In our lifetimes, MTV has popped up out of nothing, cut its own place in the world and sat in that place until they completely ditched the M and stuck mostly with the TV.

Viacom’s teenaged cash-baby has grown stale to those of us that have been through one too many reinventions. We keep crying out: “Show more videos, you’re MTV!” and they keep responding with the very rational argument that they have study after study proving that no one watches videos on MTV no matter what time they air them, and MTV needs to make money as a brand. Videos are no longer financially viablefor Viacom’s flagship property.

That’s fine for a business and a TV channel and MTV’s cool-makers would probably argue that if they aren’t pissing off the channel’s original audience they aren’t doing their job.

Thing is, MTV’s cultural influence is the music and the style. That’s why strangers and snobs will explain mainstream media’s  transition into “quick-cutting” as some sort of MTV-inspired visual freak out.

MTV is how David Fincher started raising eyebrows as a video director.

Spike Jonze too.

MTV airing Michael Jackson videos changed the skin-color of pop music.

Somewhere along the line, MTV and Viacom decided that they could market directly to the tweens, a sought after demographic since all they do is go to school and spend their parents money when they aren’t watching TV. Business wise, this made a lot of sense. What they sacrificed was their style and the music. As a result, MTV had its teeth taken out.

Call us pop culture conspiracy theorists, but during the Wardrobe Malfunction scandal, very little was made of MTV’s involvement. “Wardrobe malfunction” though it may have been, someone at some point suggested that some clothing get ripped off Janet Jackson. It was planned, it was choreographed, and MTV cut and run. CBS was part of Viacom at the time and managed to catch most of the flack in the controversy, while only banning MTV from planning other half-time shows.

MTV was “mortified” and went on a international press tour touting their new delay broadcast system.

MTV sulked and held Viacom together as CBS faced FCC fines. For a nipple! As misguided a “stunt” as it was, it was still a stunt, thought of by someone and inadvertently setting off the ridiculous controversy about people seeing a nipple (note: we all have nipples, look on your chest, there should be 2) on television.

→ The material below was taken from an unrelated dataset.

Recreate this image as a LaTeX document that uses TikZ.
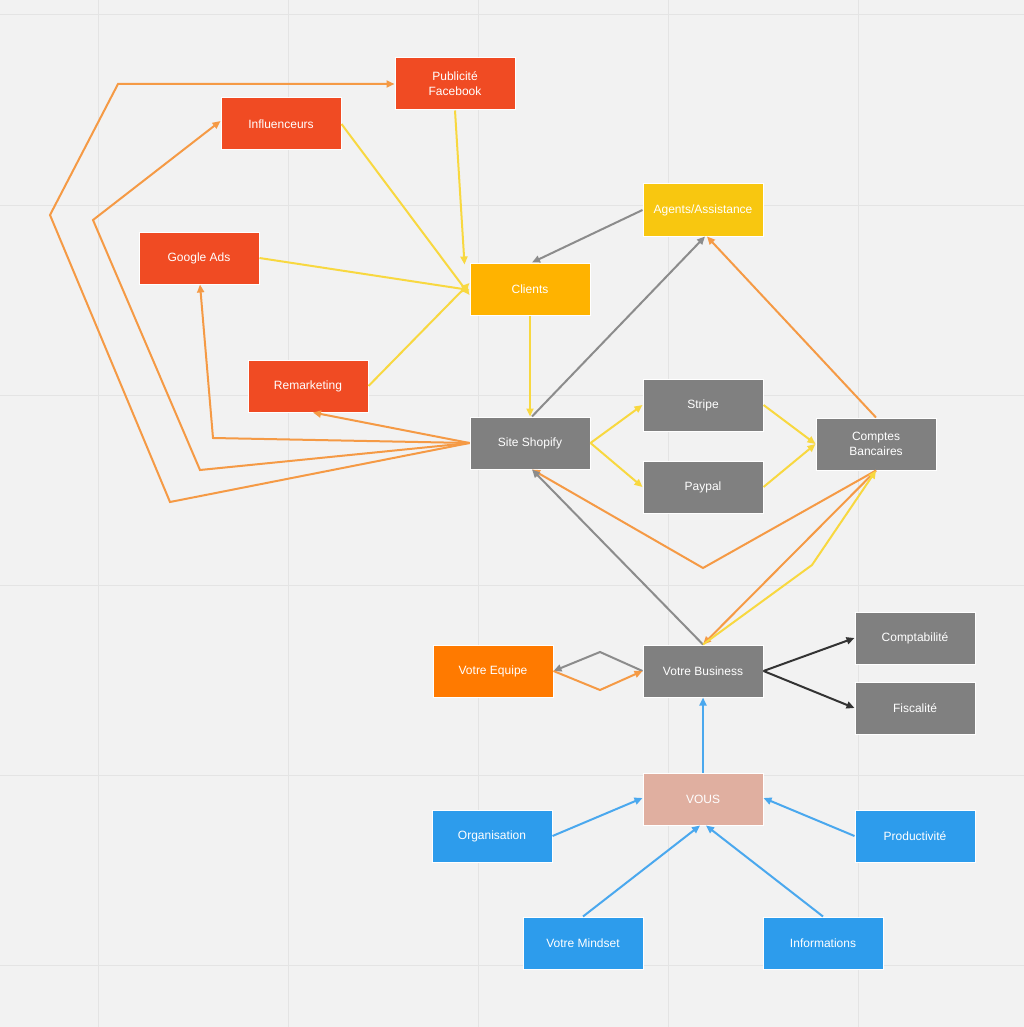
\documentclass[tikz,border=0pt]{standalone}
\usepackage{fontspec}
\setmainfont{Liberation Sans}
\usetikzlibrary{arrows.meta}
\definecolor{bg}{HTML}{F2F2F2}
\definecolor{gridc}{HTML}{E4E4E4}
\definecolor{red1}{HTML}{F04B23}
\definecolor{amber}{HTML}{FFB300}
\definecolor{gold}{HTML}{F8C710}
\definecolor{grayb}{HTML}{808080}
\definecolor{orng}{HTML}{FF7A00}
\definecolor{pinkb}{HTML}{E0AFA0}
\definecolor{blueb}{HTML}{2D9CEC}
\definecolor{lor}{HTML}{F59A45}
\definecolor{lye}{HTML}{F8D840}
\definecolor{lgr}{HTML}{8C8C8C}
\definecolor{lbl}{HTML}{4AA8EE}
\begin{document}
\begin{tikzpicture}[x=1pt,y=-1pt,
 box/.style={draw=white,line width=1pt,minimum width=120pt,minimum height=52pt,text=white,font=\fontsize{12}{15}\selectfont,align=center,inner sep=2pt},
 ar/.style={line width=2pt,-{Triangle[length=8pt,width=7pt]}},
 lo/.style={ar,draw=lor,color=lor},
 ly/.style={ar,draw=lye,color=lye},
 lg/.style={ar,draw=lgr,color=lgr},
 lk/.style={ar,draw=black!80,color=black!80},
 lb/.style={ar,draw=lbl,color=lbl}]
\useasboundingbox (0,0) rectangle (1024,1027);
\fill[bg] (0,0) rectangle (1024,1027);
\foreach \x in {98,288,478,668,858} \draw[gridc,line width=1pt] (\x,0) -- (\x,1027);
\foreach \y in {15,205,395,585,775,965} \draw[gridc,line width=1pt] (0,\y) -- (1024,\y);

\node[box,fill=red1] (fb) at (455,84) {Publicité\\Facebook};
\node[box,fill=red1] (inf) at (281,124) {Influenceurs};
\node[box,fill=red1] (ga) at (199,258) {Google Ads};
\node[box,fill=red1] (rm) at (308,386) {Remarketing};
\node[box,fill=amber] (cl) at (530,289) {Clients};
\node[box,fill=gold] (ag) at (703,210) {Agents/Assistance};
\node[box,fill=grayb] (sh) at (530,443) {Site Shopify};
\node[box,fill=grayb] (st) at (703,405) {Stripe};
\node[box,fill=grayb] (pp) at (703,487) {Paypal};
\node[box,fill=grayb] (cb) at (876,444) {Comptes\\Bancaires};
\node[box,fill=orng] (eq) at (493,671) {Votre Equipe};
\node[box,fill=grayb] (bu) at (703,671) {Votre Business};
\node[box,fill=grayb] (co) at (915,638) {Comptabilité};
\node[box,fill=grayb] (fi) at (915,708) {Fiscalité};
\node[box,fill=pinkb] (vo) at (703,799) {VOUS};
\node[box,fill=blueb] (or) at (492,836) {Organisation};
\node[box,fill=blueb] (pr) at (915,836) {Productivité};
\node[box,fill=blueb] (mi) at (583,943) {Votre Mindset};
\node[box,fill=blueb] (in) at (823,943) {Informations};

\coordinate (s1) at (213,438); \coordinate (s2) at (200,470); \coordinate (s3) at (93,220);
\coordinate (s4) at (170,502); \coordinate (s5) at (50,215); \coordinate (s6) at (118,84);
\coordinate (v1) at (703,568); \coordinate (v2) at (812,565);
\coordinate (e1) at (600,652); \coordinate (e2) at (600,690);

\draw[lo] (sh.west) -- ([xshift=5pt]rm.south);
\draw[lo] (sh.west) -- (s1) -- ([xshift=1pt]ga.south);
\draw[lo] (sh.west) -- (s2) -- (s3) -- ([yshift=3pt]inf.west);
\draw[lo] (sh.west) -- (s4) -- (s5) -- (s6) -- (fb.west);

\draw[ly] (inf.east) -- ([yshift=-6pt]cl.west);
\draw[ly] (fb.south) -- ([xshift=-5pt,yshift=-2pt]cl.north west);
\draw[ly] (ga.east) -- ([yshift=-1pt]cl.west);
\draw[ly] (rm.east) -- ([yshift=6pt]cl.west);
\draw[ly] (cl.south) -- (sh.north);

\draw[lg] (ag.west) -- ([xshift=2pt]cl.north);
\draw[lg] ([xshift=2pt]sh.north) -- ([xshift=2pt]ag.south);
\draw[lo] (cb.north) -- ([xshift=4pt]ag.south);

\draw[ly] (sh.east) -- (st.west);
\draw[ly] (sh.east) -- (pp.west);
\draw[ly] (st.east) -- (cb.west);
\draw[ly] (pp.east) -- (cb.west);

\draw[lo] (cb.south) -- (v1) -- ([xshift=2pt]sh.south);
\draw[lg] (bu.north) -- ([xshift=2pt]sh.south);
\draw[lo] (cb.south) -- (bu.north);
\draw[ly] (bu.north) -- (v2) -- (cb.south);

\draw[lg] (bu.west) -- (e1) -- (eq.east);
\draw[lo] (eq.east) -- (e2) -- (bu.west);
\draw[lk] (bu.east) -- (co.west);
\draw[lk] (bu.east) -- (fi.west);

\draw[lb] (vo.north) -- (bu.south);
\draw[lb] (or.east) -- ([yshift=1pt]vo.west);
\draw[lb] (pr.west) -- ([yshift=1pt]vo.east);
\draw[lb] (mi.north) -- ([xshift=-3pt]vo.south);
\draw[lb] (in.north) -- ([xshift=3pt]vo.south);
\end{tikzpicture}
\end{document}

We were hoping MTV would point out that absurdity, but it ended up being South Park that did so.

That’s a shame.

MTV should have been covering Radiohead’s internet release method. TLC’s Battleground Earth, where Ludacris and Tommy Lee compete to make their tours green and increase environmental awareness? That should have been broadcast on MTV.

And WHY would they shoot a Rocky Horror Picture Show re-make based on the original script that “might include music not in the original?”

Sometimes you gotta hate Viacom, because they took something that was good and changed it in an effort to sell it back to us. And they’ll do it over and over and over again.